The Bureau of Labor Statistics (BLS) reported that more people worked as retail salespeople (4.5 million) and cashiers (3.5 million) in May 2016 than any other occupation. Another 4.6 million people were working in transportation and warehousing as of 2014. Clearly, huge portions of the workforce will be affected by the presence of AI, but this disruption will not have a negative effect on the wealthiest people in the world.
The real issue here isn’t the tech itself — it’s the widening gap between economic classes and the incredible poverty it will cause, not to mention the erasure of the working class. Thankfully, there are several proposed solutions to this potential crisis of equity that don’t require slowing down technological advancement. They include universal basic income (UBI), a tax on robots that replace workers, and job guarantee programs.
UBI has been subjected to heated debate, but many, including Bill Gates and Elon Musk, believe it will be feasible in the near future. Former President Obama has also acknowledged that UBI will need to be seriously discussed within the next 10 to 20 years.
Bill Gates and others have argued that robots that replace human workers should pay taxes — or, more accurately, that their owners should. This would place the existing wage burden back on the wealthy and provide money into the “pool,” which could then be used for UBI or education for workers to take on the new jobs that automation creates. These taxes could also fund job guarantee programs.

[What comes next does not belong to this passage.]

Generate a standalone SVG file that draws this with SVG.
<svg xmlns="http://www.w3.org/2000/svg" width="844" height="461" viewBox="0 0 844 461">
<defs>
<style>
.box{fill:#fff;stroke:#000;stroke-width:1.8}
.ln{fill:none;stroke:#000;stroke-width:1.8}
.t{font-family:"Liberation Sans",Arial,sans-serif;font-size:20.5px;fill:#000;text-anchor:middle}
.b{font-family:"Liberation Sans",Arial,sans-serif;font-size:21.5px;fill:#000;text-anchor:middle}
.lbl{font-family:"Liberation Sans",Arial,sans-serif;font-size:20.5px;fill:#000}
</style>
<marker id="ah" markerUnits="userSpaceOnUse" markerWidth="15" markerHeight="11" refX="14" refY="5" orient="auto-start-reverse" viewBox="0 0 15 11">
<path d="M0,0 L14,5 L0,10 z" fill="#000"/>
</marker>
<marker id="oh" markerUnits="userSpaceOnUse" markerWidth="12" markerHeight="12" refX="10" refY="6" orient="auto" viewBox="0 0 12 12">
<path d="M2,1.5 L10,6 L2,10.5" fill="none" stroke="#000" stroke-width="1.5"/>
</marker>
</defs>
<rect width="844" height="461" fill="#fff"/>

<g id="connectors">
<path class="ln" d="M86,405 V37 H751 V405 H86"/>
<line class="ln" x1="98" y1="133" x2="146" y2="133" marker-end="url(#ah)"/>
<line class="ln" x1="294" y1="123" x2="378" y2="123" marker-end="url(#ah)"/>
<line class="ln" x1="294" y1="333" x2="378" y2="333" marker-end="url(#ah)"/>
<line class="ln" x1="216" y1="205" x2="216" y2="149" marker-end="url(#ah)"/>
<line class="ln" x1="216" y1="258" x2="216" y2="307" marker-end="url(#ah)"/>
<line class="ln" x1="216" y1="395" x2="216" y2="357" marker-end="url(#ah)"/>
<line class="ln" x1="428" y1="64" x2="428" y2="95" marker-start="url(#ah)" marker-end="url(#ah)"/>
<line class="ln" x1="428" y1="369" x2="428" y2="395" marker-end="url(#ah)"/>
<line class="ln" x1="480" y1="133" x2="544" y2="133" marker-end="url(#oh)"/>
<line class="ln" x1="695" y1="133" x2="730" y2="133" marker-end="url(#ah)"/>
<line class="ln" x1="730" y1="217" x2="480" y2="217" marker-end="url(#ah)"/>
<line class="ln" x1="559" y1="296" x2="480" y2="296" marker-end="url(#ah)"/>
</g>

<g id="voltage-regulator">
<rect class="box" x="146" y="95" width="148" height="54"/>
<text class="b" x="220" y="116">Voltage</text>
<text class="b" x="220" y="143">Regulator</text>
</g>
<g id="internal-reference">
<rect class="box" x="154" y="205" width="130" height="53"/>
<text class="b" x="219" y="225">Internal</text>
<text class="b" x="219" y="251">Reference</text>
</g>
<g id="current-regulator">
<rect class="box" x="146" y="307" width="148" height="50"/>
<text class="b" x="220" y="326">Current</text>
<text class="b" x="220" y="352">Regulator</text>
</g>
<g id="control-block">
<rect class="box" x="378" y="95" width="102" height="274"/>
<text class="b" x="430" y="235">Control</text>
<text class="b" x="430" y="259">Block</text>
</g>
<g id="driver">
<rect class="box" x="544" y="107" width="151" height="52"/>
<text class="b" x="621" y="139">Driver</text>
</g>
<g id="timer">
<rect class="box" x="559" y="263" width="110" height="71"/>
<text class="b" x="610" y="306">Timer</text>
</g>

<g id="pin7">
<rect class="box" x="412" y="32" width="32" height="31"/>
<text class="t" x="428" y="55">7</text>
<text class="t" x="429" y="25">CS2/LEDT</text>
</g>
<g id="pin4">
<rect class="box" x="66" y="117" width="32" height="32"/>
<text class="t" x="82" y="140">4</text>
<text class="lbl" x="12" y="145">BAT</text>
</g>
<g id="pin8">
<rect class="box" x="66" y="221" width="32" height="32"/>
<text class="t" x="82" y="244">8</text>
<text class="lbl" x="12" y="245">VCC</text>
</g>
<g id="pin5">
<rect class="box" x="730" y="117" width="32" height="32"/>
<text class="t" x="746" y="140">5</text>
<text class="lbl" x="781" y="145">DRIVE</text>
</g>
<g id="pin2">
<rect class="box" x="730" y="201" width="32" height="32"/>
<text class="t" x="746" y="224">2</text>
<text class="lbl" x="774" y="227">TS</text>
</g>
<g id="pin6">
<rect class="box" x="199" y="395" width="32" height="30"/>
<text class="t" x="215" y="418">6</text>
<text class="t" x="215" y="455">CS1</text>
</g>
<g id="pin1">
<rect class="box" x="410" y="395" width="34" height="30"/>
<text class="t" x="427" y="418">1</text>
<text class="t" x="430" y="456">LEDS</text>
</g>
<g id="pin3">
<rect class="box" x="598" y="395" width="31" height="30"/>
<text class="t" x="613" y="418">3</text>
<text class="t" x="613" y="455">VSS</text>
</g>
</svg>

Job guarantee programs through the government would guarantee a living wage for anyone doing public sector or non-profit work (depending on the program). This is similar in theory to 1933’s Works Progress Administration program. It also shifts the power away from private owners of wealth, who can demand that workers do whatever menial tasks they want at wages they set, and allows people to do anything from teaching to environmental cleanup for a decent wage.
With the National Bureau of Economic Research reporting that the wealthiest 1 percent of U.S. households held roughly 42 percent of the country’s wealth in 2014, we can’t afford to let automation further widen the gap between the haves and the have nots.